Screenshots unterwandern die Idee
In den USA ist Snapchat besonders bei jungen Nutzern beliebt, die leichtgläubig auch heikle Bilder (z.B. Nacktfotos) verschicken – als so genanntes “Sexting” (Kunstwort aus “Sex” und “texting”) machen. Doch so wie mit allen digitalen Dingen sind die versendeten “Snaps”, wie die Mitteilungen auch genannt werden, natürlich nicht endgültig gelöscht. Zum einen kann man die gelöscht geglaubten Fotos auf Android-Smartphones mit der richtigen Software wieder herstellen, wie der IT-Forensiker Richard Hickman festgestellt hat, zum anderen können die Empfänger ganz einfach einen Screenshot von der Nachricht machen. Dann gibt es auch noch Apps von Drittanbietern (z.B. SnapHack), die versprechen, die Fotos und Videos vor der Löschung zu speichern. Und schließlich wurde auch noch bekannt, dass US-Fahnder bereits Dutzende Male ungeöffnete Snaps, die noch auf den Servern von Snapchat waren, eingesehen hat.

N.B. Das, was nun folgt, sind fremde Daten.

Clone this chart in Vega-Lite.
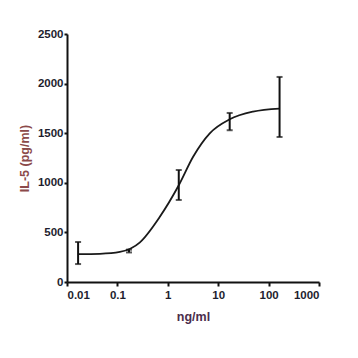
{
  "$schema": "https://vega.github.io/schema/vega-lite/v6.json",
  "width": 252,
  "height": 248,
  "autosize": {"type": "none"},
  "padding": {"left": 67, "top": 34, "right": 39, "bottom": 76},
  "background": "white",
  "datasets": {
    "points": [
      {"conc": 0.0166, "mean": 278, "lo": 181, "hi": 403},
      {"conc": 0.17, "mean": 312, "lo": 298, "hi": 326},
      {"conc": 1.65, "mean": 978, "lo": 827, "hi": 1129},
      {"conc": 16.9, "mean": 1633, "lo": 1530, "hi": 1704},
      {"conc": 165, "mean": 1748, "lo": 1462, "hi": 2067}
    ],
    "curve": [
      {"conc": 0.0166, "fit": 280},
      {"conc": 0.045, "fit": 284},
      {"conc": 0.112, "fit": 303},
      {"conc": 0.28, "fit": 400},
      {"conc": 0.69, "fit": 655},
      {"conc": 1.65, "fit": 975},
      {"conc": 3.18, "fit": 1263},
      {"conc": 6.8, "fit": 1499},
      {"conc": 16.9, "fit": 1640},
      {"conc": 49, "fit": 1717},
      {"conc": 165, "fit": 1748}
    ]
  },
  "layer": [
    {
      "data": {"name": "curve"},
      "mark": {"type": "line", "color": "#1a1a1a", "strokeWidth": 1.8, "interpolate": "monotone"},
      "encoding": {
        "x": {
          "field": "conc", "type": "quantitative",
          "scale": {"type": "log", "domain": [0.01, 1000], "nice": false},
          "axis": {
            "title": "ng/ml", "values": [0.01, 0.1, 1, 10, 100, 1000],
            "labelExpr": "datum.value >= 1 ? format(datum.value, 'd') : format(datum.value, '')",
            "grid": false, "domainColor": "#111", "domainWidth": 2, "tickColor": "#111", "tickWidth": 2, "tickSize": 4,
            "labelFont": "Liberation Sans", "labelFontWeight": "bold", "labelFontSize": 11.5, "labelColor": "#1e1e2e", "labelPadding": 3,
            "titleFont": "Liberation Sans", "titleFontWeight": "bold", "titleFontSize": 12.5, "titleColor": "#4b2d4b", "titlePadding": 10
          }
        },
        "y": {
          "field": "fit", "type": "quantitative",
          "scale": {"domain": [0, 2500], "nice": false},
          "axis": {
            "title": "IL-5 (pg/ml)", "values": [0, 500, 1000, 1500, 2000, 2500], "format": "d",
            "grid": false, "domainColor": "#111", "domainWidth": 2, "tickColor": "#111", "tickWidth": 2, "tickSize": 3,
            "labelFont": "Liberation Sans", "labelFontWeight": "bold", "labelFontSize": 11.5, "labelColor": "#1e1e2e", "labelPadding": 1,
            "titleFont": "Liberation Sans", "titleFontWeight": "bold", "titleFontSize": 12.5, "titleColor": "#8b4a4a", "titlePadding": 6
          }
        }
      }
    },
    {
      "data": {"name": "points"},
      "mark": {"type": "rule", "color": "#111", "strokeWidth": 2},
      "encoding": {
        "x": {"field": "conc", "type": "quantitative"},
        "y": {"field": "lo", "type": "quantitative"},
        "y2": {"field": "hi"}
      }
    },
    {
      "data": {"name": "points"},
      "mark": {"type": "tick", "color": "#111", "thickness": 2, "size": 6, "orient": "horizontal"},
      "encoding": {
        "x": {"field": "conc", "type": "quantitative"},
        "y": {"field": "lo", "type": "quantitative"}
      }
    },
    {
      "data": {"name": "points"},
      "mark": {"type": "tick", "color": "#111", "thickness": 2, "size": 6, "orient": "horizontal"},
      "encoding": {
        "x": {"field": "conc", "type": "quantitative"},
        "y": {"field": "hi", "type": "quantitative"}
      }
    }
  ],
  "config": {"view": {"stroke": null}}
}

So kommt es, dass in Blogs wie “Snapchat Sluts” (mittlerweile von Tumblr gelöscht) Nacktfotos von Snapchat-Nutzerinnen veröffentlicht werden, die wohl eigentlich dachten, das die pikanten Bilder im digitalen Nirvana verschwinden. Snapchat wird das Problem der Screenshots nicht lösen können, ohne in fundamentale Funktionen von mobilen Betriebssystemen einzugreifen – ein äußerst aussichtsloses Unterfangen. Interessant hinsichtlich der Lösch-Funktion ist auch, dass die Macher die Ablaufzeit kürzlich erweitert haben: Mit der
neuen Funktion “Stories” bleiben Fotos ganze 24 Stunden erhalten – offenbar sind zehn Sekunden nicht genug.

Nutzer bald zur Kasse bitten
Trotz aller Probleme: Mit 860 Millionen US-Dollar evaluieren Risikokapitalgeber die kleine, etwas mehr als zwei Jahre alte Firma, die derzeit mehr als 350 Millionen Fotos pro Tag versendet. Denen gefällt an Snapchat aber nicht, dass sich die versendeten Nachrichten wieder löschen, sondern die Vermarktungsmöglichkeiten. Noch ist Snapchat gratis, aber künftig könnten Zusatzfunktionen (z.B. Foto-Filter, virtuelle Sticker) als In-App-Kauf angeboten werden, oder personalisierte Werbebotschaften unter den Nutzer-Content gemischt werden. Snapchat hat damit bereits begonnen: In der App gibt es bereits einen direkten Empfehlungslink in den Play Store von Google, wo man gleich das Album “Embrace” der Band Goldroom kaufen soll.